How Much Energy Do You Use? Microsoft Hohm Will Tell You

by Joe Marhamati


Utility costs aren’t usually on a homebuyer’s checklist, not only because metrics like square footage are a more popular way to justify which home to buy, but also because calculating utility costs of select properties has not been an option.

Enter Microsoft Hohm.

Microsoft Hohm is a free tool that calculates a property’s estimated energy efficiency based on its size and location. The goal is to help homeowners better understand their energy usage, and what they can do to manage their utility bills, as well as help those in the market for a new home compare the energy profiles of different properties.

Registered users of Hohm can enter a property address and see basic information about the size of a home, the sources of energy used, estimated annual energy usage and costs, potential savings, and a Hohm Score which provides a metric for rating the overall energy efficiency of the property. The scores can range from 0 to 100, the closer to 100 the more energy efficient your home. (The national average is 61.) Hohm also allows users to enter their power and gas providers, which the application will then pull monthly energy usage information from to, among other things, analyze how patterns compare to others in your area.

Profile of home in DC with a Hohm Score of 67

Along with a score, Hohm gives some standard suggestions for improving efficiency, such as using CFL light bulbs and turning the temperature down on your water heater, as well as other information on savings in the form of federal grants, tax credits, and rebates for efficient appliances. All these recommendations are tailored to the home that is being analyzed. Lastly, a Hohm Energy Report is produced, summarizing potential savings, the energy costs and breakdowns, savings recommendations, and further details on how to advance energy efficiency at the location.

The most powerful aspect of Hohm lies in its ability to compare energy profiles across properties. For prospective buyers interested in crunching the numbers on homes that they find equally appealing, all things considered, Hohm may reveal some fairly significant differences in the estimated energy costs. For instance, a property with a Hohm score of 51 can cost upwards of five times more in estimated annual energy costs than one with a score of 81. These differences may be the result of things that one might otherwise overlook with a walk-through and standard due diligence, such as the home-specific sources of energy, the energy costs of the local utility, and the relative size of the properties.

The one downside of Hohm is that, at least so far, it does not include energy-efficient scores for a number of condos and coops in the District. We imagine that Microsoft will not let that situation last very long.

See other articles related to: microsoft hohm, energy efficient

This article originally published at https://dc.urbanturf.com/articles/blog/how_much_energy_do_you_use_microsoft_hohm_will_tell_you/2141


  1. Jeanne said at 11:26 am on Monday June 7, 2010:

    Very useful, but it does seem that condos are not measured. I have tried mine and my friend’s.

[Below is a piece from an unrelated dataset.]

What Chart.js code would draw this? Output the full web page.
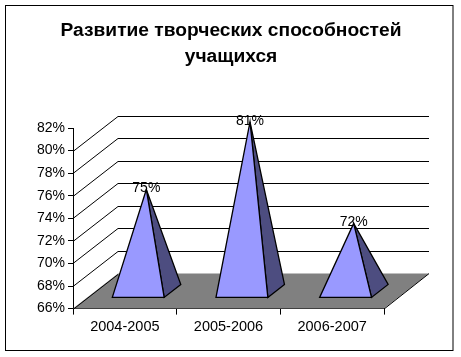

  1. Diane said at 7:25 pm on Monday June 7, 2010:

    Interesting concept but the information is not accurate and therefore of little value for comparing houses.  My home, in Old Town Alexandria, showed a rating of 51—below average for homes of the same age and size.  Once I edited the basic profile my score jumped to 67 because they had the wrong information for all of my heating and cooling systems. I completed the Advanced profile and my score went up to 71.